Due to the recent unfortunate injuries of Camille LeNoir and my fellow freshman Jacki Gemelos, the coaches put me up to the task of learning the point guard position. With a great mentor like Jamie Hagiya, who has taken me under her wing, I feel confident that I can step up and help the team.

Classes officially started on Monday, August 21, which happened to be the second to last day of the Point Guard College. PGC is definitely one of the best basketball camps in the nation. So Jamie and I packed our bags and set off for Pomona the weekend before school. Despite having no idea as to what we were getting ourselves into, we were sure eager to find out.

Right off the bat we sat through a two and a half hour classroom session conducted by the head of the camp, Dena Evans. Coach D commands respect instantly by the amount of knowledge she has of the game. I can't even count the times she made a statement and I thought to myself, 'Wow, that's exactly right,' or, 'Yeah, the defense does do that.' Everything that came out of her mouth made perfect sense, and right away I had a better understanding of the game.

The word 'college' is a part of their camp title for a reason. I took about four pages of notes at every classroom session, and then got to apply what we had learned when we got to the gym. We woke up every morning at 7, had three classroom sessions and three basketball sessions with food in between, and went to bed around 12:30 a.m.

A goal of the camp was to learn how to be a better point guard, which meant stepping out of our comfort zones and becoming great leaders. One thing you must understand is that the coaches never told us everything we had to do, they merely gave us guidelines to follow. Every time we stepped foot in the gym, it was on us to organize the groups for a drill called 'SCHAPE shooting.' The term 'SCHAPE' stands for the six intangibles of the game: Spirit, Communication, Hustle, Approach, Precision, and Enhancement. Every time we heard the word we knew we needed to raise the energy level of the gym. This was achieved by talking, encouraging others, using names and using rhythm claps. As the camp went on and we continued to do these sorts of drills, I found myself becoming way more comfortable with my voice, and the effect it had on others. I saw that my teammates were responding to how I said things, both negatively and positively. One of the coaches at the camp told me for every one negative thing you say to a teammate; it will take about seven positive comments to make up for the earlier one. That statistic at first seemed a little far-fetched, but being thrown into situations where the point was to get you frustrated, I experienced its truth first hand.

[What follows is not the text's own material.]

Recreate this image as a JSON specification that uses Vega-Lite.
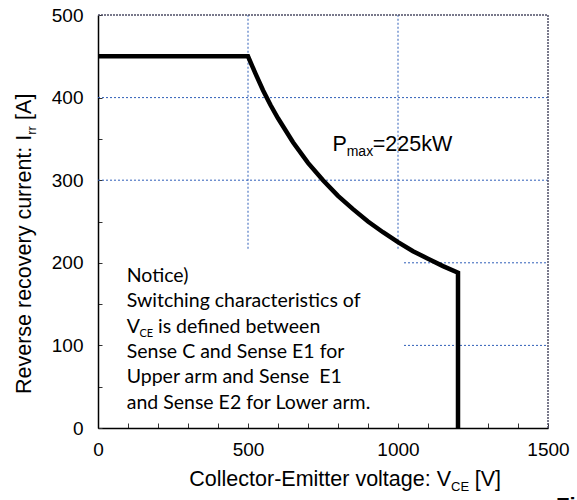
{
  "$schema": "https://vega.github.io/schema/vega-lite/v6.json",
  "width": 450,
  "height": 413,
  "autosize": {"type": "none"},
  "padding": {"left": 98, "top": 15, "right": 29, "bottom": 72},
  "background": "white",
  "config": {"view": {"stroke": null}},
  "datasets": {
    "curve": [
      {"order": 0, "x": 0, "y": 450},
      {"order": 1, "x": 500, "y": 450},
      {"order": 2, "x": 525, "y": 429},
      {"order": 3, "x": 550, "y": 409},
      {"order": 4, "x": 575, "y": 391},
      {"order": 5, "x": 600, "y": 375},
      {"order": 6, "x": 650, "y": 346},
      {"order": 7, "x": 700, "y": 321},
      {"order": 8, "x": 750, "y": 300},
      {"order": 9, "x": 800, "y": 281},
      {"order": 10, "x": 850, "y": 265},
      {"order": 11, "x": 900, "y": 250},
      {"order": 12, "x": 950, "y": 237},
      {"order": 13, "x": 1000, "y": 225},
      {"order": 14, "x": 1050, "y": 214},
      {"order": 15, "x": 1100, "y": 205},
      {"order": 16, "x": 1150, "y": 196},
      {"order": 17, "x": 1200, "y": 188},
      {"order": 18, "x": 1200, "y": 0}
    ],
    "grid": [
      {"x": 0, "x2": 1500, "y": 400, "y2": 400},
      {"x": 0, "x2": 1500, "y": 300, "y2": 300},
      {"x": 1020, "x2": 1500, "y": 200, "y2": 200},
      {"x": 1020, "x2": 1500, "y": 100, "y2": 100},
      {"x": 500, "x2": 500, "y": 217, "y2": 500},
      {"x": 1000, "x2": 1000, "y": 217, "y2": 500}
    ],
    "frame": [
      {"x": 0, "x2": 1500, "y": 500, "y2": 500},
      {"x": 1500, "x2": 1500, "y": 0, "y2": 500}
    ],
    "notice": [
      {"x": 95.7, "y": 176.5, "text": "Notice)"},
      {"x": 95.7, "y": 146.0, "text": "Switching characteristics of"},
      {"x": 95.7, "y": 115.4, "text": "V"},
      {"x": 200, "y": 115.4, "text": "is defined between"},
      {"x": 95.7, "y": 84.8, "text": "Sense C and Sense E1 for"},
      {"x": 95.7, "y": 54.2, "text": "Upper arm and Sense\u00a0 E1"},
      {"x": 95.7, "y": 23.6, "text": "and Sense E2 for Lower arm."}
    ],
    "noticeSub": [{"x": 138, "y": 115.4, "text": "CE"}],
    "pmax": [
      {"x": 782, "y": 335, "text": "P"},
      {"x": 915.7, "y": 335, "text": "=225kW"}
    ],
    "pmaxSub": [{"x": 829, "y": 335, "text": "max"}],
    "xTitleMain": [{"x": 1176.7, "y": -70, "text": "Collector-Emitter voltage: V"}],
    "xTitleSub": [{"x": 1176.7, "y": -70, "text": "CE"}],
    "xTitleEnd": [{"x": 1256, "y": -70, "text": "[V]"}],
    "yTitleMain": [{"x": -221.7, "y": 355, "text": "Reverse recovery current: I"}],
    "yTitleSub": [{"x": -221.7, "y": 355, "text": "rr"}],
    "yTitleEnd": [{"x": -221.7, "y": 373, "text": "[A]"}],
    "caption": [{"x": 1527, "y": -103.5, "text": "Fig."}]
  },
  "encoding": {
    "x": {
      "field": "x",
      "type": "quantitative",
      "scale": {"domain": [0, 1500], "nice": false, "zero": false},
      "axis": {
        "title": null,
        "grid": false,
        "values": [0, 100, 200, 300, 400, 500, 600, 700, 800, 900, 1000, 1100, 1200, 1300, 1400, 1500],
        "labelExpr": "datum.value % 500 === 0 ? datum.label : ''",
        "format": "d",
        "tickSize": -5,
        "tickColor": "#333333",
        "tickWidth": 1,
        "domainColor": "#000000",
        "domainWidth": 1.5,
        "labelFont": "Liberation Sans",
        "labelFontSize": 19,
        "labelColor": "#000000",
        "labelPadding": 17,
        "labelFlush": false,
        "labelOverlap": false
      }
    },
    "y": {
      "field": "y",
      "type": "quantitative",
      "scale": {"domain": [0, 500], "nice": false, "zero": false},
      "axis": {
        "title": null,
        "grid": false,
        "values": [0, 50, 100, 150, 200, 250, 300, 350, 400, 450, 500],
        "labelExpr": "datum.value % 100 === 0 ? datum.label : ''",
        "format": "d",
        "tickSize": -4,
        "tickColor": "#333333",
        "tickWidth": 1,
        "domainColor": "#000000",
        "domainWidth": 1.5,
        "labelFont": "Liberation Sans",
        "labelFontSize": 19,
        "labelColor": "#000000",
        "labelPadding": 19,
        "labelFlush": false,
        "labelOverlap": false
      }
    }
  },
  "layer": [
    {
      "data": {"name": "grid"},
      "mark": {"type": "rule", "color": "#2f5eb8", "strokeWidth": 1, "strokeDash": [2, 2]},
      "encoding": {"x2": {"field": "x2"}, "y2": {"field": "y2"}}
    },
    {
      "data": {"name": "frame"},
      "mark": {"type": "rule", "color": "#4d4d66", "strokeWidth": 1.5, "strokeDash": [2, 1]},
      "encoding": {"x2": {"field": "x2"}, "y2": {"field": "y2"}}
    },
    {
      "data": {"name": "curve"},
      "mark": {"type": "line", "color": "#000000", "strokeWidth": 4.5, "strokeJoin": "miter", "strokeCap": "butt"},
      "encoding": {"order": {"field": "order", "type": "quantitative"}}
    },
    {
      "data": {"name": "notice"},
      "mark": {"type": "text", "font": "Lato", "fontSize": 19.5, "align": "left", "baseline": "alphabetic", "color": "#000000"},
      "encoding": {"text": {"field": "text"}}
    },
    {
      "data": {"name": "noticeSub"},
      "mark": {"type": "text", "font": "Lato", "fontSize": 11, "align": "left", "baseline": "alphabetic", "dy": 4, "color": "#000000"},
      "encoding": {"text": {"field": "text"}}
    },
    {
      "data": {"name": "pmax"},
      "mark": {"type": "text", "font": "Liberation Sans", "fontSize": 21.5, "align": "left", "baseline": "alphabetic", "color": "#000000"},
      "encoding": {"text": {"field": "text"}}
    },
    {
      "data": {"name": "pmaxSub"},
      "mark": {"type": "text", "font": "Liberation Sans", "fontSize": 14, "align": "left", "baseline": "alphabetic", "dy": 4.5, "color": "#000000"},
      "encoding": {"text": {"field": "text"}}
    },
    {
      "data": {"name": "xTitleMain"},
      "mark": {"type": "text", "font": "Liberation Sans", "fontSize": 21.5, "align": "right", "baseline": "alphabetic", "color": "#000000"},
      "encoding": {"text": {"field": "text"}}
    },
    {
      "data": {"name": "xTitleSub"},
      "mark": {"type": "text", "font": "Liberation Sans", "fontSize": 13, "align": "left", "baseline": "alphabetic", "dy": 5, "color": "#000000"},
      "encoding": {"text": {"field": "text"}}
    },
    {
      "data": {"name": "xTitleEnd"},
      "mark": {"type": "text", "font": "Liberation Sans", "fontSize": 21.5, "align": "left", "baseline": "alphabetic", "color": "#000000"},
      "encoding": {"text": {"field": "text"}}
    },
    {
      "data": {"name": "yTitleMain"},
      "mark": {"type": "text", "font": "Liberation Sans", "fontSize": 21.5, "align": "right", "baseline": "alphabetic", "angle": 270, "color": "#000000"},
      "encoding": {"text": {"field": "text"}}
    },
    {
      "data": {"name": "yTitleSub"},
      "mark": {"type": "text", "font": "Liberation Sans", "fontSize": 13, "align": "left", "baseline": "alphabetic", "angle": 270, "dy": 5, "color": "#000000"},
      "encoding": {"text": {"field": "text"}}
    },
    {
      "data": {"name": "yTitleEnd"},
      "mark": {"type": "text", "font": "Liberation Sans", "fontSize": 21.5, "align": "left", "baseline": "alphabetic", "angle": 270, "color": "#000000"},
      "encoding": {"text": {"field": "text"}}
    },
    {
      "data": {"name": "caption"},
      "mark": {"type": "text", "font": "Liberation Sans", "fontSize": 22, "fontWeight": "bold", "align": "left", "baseline": "alphabetic", "color": "#000000"},
      "encoding": {"text": {"field": "text"}}
    }
  ]
}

I had taken roughly 30 pages of notes by the end of camp, and on top of that, I had to take notes at my first two days of college at USC. I learned more in the camp's five days than I could have learned anywhere else, and I can't wait until I get to apply it all in practice and games at SC. I want to thank Coach Dena Evans and her staff for the opportunity, and just say that this season is going to be a special one. We are going to do everything possible to make sure we send these seniors out on a high note. So keep up with your Women of Troy.

Special shout out goes out to Coach D, Coach Boucek, and of course, Coach Farmer. Thanks for teaching me so much.